+++ Data supplied +++

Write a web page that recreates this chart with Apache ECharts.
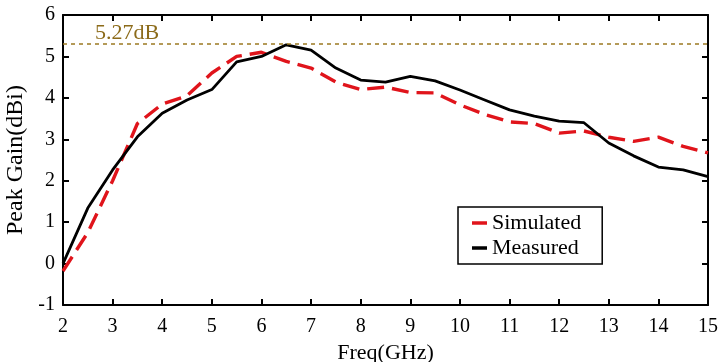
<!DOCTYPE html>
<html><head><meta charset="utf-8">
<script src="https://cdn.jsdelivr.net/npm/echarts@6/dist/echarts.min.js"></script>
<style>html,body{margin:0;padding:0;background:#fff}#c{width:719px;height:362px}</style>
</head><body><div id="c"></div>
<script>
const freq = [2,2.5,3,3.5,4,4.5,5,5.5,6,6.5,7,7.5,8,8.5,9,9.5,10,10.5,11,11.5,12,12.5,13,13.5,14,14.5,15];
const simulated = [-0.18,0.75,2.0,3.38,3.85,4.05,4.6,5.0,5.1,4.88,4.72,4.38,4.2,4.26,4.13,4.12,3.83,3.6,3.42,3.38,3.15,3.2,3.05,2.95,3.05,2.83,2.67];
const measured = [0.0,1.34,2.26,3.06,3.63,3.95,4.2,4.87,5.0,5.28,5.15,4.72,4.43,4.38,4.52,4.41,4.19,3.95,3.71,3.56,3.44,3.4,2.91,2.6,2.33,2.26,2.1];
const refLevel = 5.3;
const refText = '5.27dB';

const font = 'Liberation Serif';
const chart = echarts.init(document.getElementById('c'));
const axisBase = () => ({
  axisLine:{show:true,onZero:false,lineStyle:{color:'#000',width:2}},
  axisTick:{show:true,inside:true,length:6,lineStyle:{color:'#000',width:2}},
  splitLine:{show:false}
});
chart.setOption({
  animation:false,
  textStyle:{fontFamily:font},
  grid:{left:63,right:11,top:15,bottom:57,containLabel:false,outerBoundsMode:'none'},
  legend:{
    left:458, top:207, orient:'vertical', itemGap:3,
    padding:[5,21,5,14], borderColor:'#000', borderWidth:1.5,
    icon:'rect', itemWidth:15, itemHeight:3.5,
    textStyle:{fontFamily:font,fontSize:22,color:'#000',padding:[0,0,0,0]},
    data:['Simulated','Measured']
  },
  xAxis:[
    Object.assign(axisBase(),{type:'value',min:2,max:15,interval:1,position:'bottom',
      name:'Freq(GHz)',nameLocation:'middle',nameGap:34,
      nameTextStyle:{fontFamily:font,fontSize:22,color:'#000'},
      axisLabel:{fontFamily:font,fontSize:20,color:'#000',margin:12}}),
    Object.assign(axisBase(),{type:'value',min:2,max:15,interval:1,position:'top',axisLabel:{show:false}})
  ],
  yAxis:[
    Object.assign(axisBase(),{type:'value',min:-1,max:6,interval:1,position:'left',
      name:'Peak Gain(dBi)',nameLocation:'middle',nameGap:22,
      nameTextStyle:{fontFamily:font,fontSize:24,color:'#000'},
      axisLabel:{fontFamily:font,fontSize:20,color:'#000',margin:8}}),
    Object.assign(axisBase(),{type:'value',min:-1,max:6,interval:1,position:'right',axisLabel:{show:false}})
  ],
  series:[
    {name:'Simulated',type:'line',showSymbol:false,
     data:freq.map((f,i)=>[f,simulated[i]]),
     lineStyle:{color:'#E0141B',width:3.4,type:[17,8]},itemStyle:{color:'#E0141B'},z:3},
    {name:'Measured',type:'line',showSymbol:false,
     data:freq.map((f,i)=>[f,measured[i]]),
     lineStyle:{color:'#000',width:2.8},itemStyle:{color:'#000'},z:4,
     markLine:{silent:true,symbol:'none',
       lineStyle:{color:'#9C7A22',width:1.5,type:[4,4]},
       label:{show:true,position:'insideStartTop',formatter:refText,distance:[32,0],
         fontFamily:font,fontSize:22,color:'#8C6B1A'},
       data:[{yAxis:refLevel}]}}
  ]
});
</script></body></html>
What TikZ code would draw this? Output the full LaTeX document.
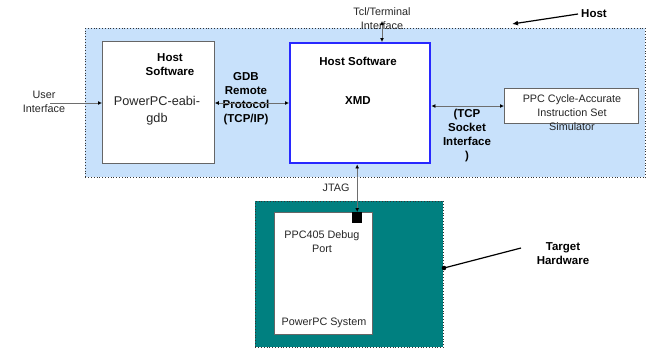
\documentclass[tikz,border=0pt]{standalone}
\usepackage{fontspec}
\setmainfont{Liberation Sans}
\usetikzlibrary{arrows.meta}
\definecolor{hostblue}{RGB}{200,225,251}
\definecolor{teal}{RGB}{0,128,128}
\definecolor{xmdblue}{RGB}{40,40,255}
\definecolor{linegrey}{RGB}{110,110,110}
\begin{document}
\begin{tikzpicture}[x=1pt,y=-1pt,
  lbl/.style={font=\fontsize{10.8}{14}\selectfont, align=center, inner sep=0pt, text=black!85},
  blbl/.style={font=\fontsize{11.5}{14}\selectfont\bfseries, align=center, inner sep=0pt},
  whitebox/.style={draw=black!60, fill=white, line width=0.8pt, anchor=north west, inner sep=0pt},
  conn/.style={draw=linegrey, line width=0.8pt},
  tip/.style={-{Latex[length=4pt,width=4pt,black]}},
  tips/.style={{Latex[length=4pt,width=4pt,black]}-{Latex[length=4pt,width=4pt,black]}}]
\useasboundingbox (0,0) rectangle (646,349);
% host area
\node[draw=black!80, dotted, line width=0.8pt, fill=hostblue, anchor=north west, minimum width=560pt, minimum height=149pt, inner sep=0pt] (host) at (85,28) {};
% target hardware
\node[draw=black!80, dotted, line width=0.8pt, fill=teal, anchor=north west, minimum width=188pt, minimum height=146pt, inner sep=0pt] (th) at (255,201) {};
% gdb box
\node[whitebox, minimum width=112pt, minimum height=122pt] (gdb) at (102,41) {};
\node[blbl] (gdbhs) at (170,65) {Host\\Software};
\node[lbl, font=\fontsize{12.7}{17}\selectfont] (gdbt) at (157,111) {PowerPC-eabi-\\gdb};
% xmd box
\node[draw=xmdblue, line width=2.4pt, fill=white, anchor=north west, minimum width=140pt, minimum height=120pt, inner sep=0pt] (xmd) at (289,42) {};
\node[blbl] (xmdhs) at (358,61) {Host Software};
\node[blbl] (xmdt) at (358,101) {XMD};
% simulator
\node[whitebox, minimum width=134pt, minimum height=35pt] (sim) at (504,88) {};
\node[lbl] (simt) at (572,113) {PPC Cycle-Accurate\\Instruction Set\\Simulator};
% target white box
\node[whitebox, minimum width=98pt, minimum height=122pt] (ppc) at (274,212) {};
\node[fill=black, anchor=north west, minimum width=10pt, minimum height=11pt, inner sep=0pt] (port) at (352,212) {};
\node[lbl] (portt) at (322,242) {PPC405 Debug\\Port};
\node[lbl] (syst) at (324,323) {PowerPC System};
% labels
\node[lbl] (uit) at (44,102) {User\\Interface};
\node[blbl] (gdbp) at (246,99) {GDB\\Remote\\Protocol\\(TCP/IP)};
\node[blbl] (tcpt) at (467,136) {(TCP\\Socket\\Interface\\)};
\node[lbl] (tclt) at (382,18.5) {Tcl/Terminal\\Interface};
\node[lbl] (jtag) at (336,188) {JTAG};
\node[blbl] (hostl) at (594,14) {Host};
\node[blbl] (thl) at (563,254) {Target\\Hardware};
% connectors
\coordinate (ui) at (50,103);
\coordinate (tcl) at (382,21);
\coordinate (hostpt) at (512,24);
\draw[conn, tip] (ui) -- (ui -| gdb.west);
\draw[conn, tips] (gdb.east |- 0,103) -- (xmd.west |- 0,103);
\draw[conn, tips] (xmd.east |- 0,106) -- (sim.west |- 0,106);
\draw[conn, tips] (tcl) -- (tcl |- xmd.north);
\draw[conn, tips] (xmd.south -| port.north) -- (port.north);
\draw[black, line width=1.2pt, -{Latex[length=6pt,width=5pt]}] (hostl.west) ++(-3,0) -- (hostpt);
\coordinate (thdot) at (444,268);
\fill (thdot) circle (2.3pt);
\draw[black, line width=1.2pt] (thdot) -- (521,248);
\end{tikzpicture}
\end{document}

+++

Problem requirements: Read through the data and copy every line where "this" shows up.

Exercise response:
Write a web page that recreates this chart with Apache ECharts.
What TikZ code would draw this? Output the full LaTeX document.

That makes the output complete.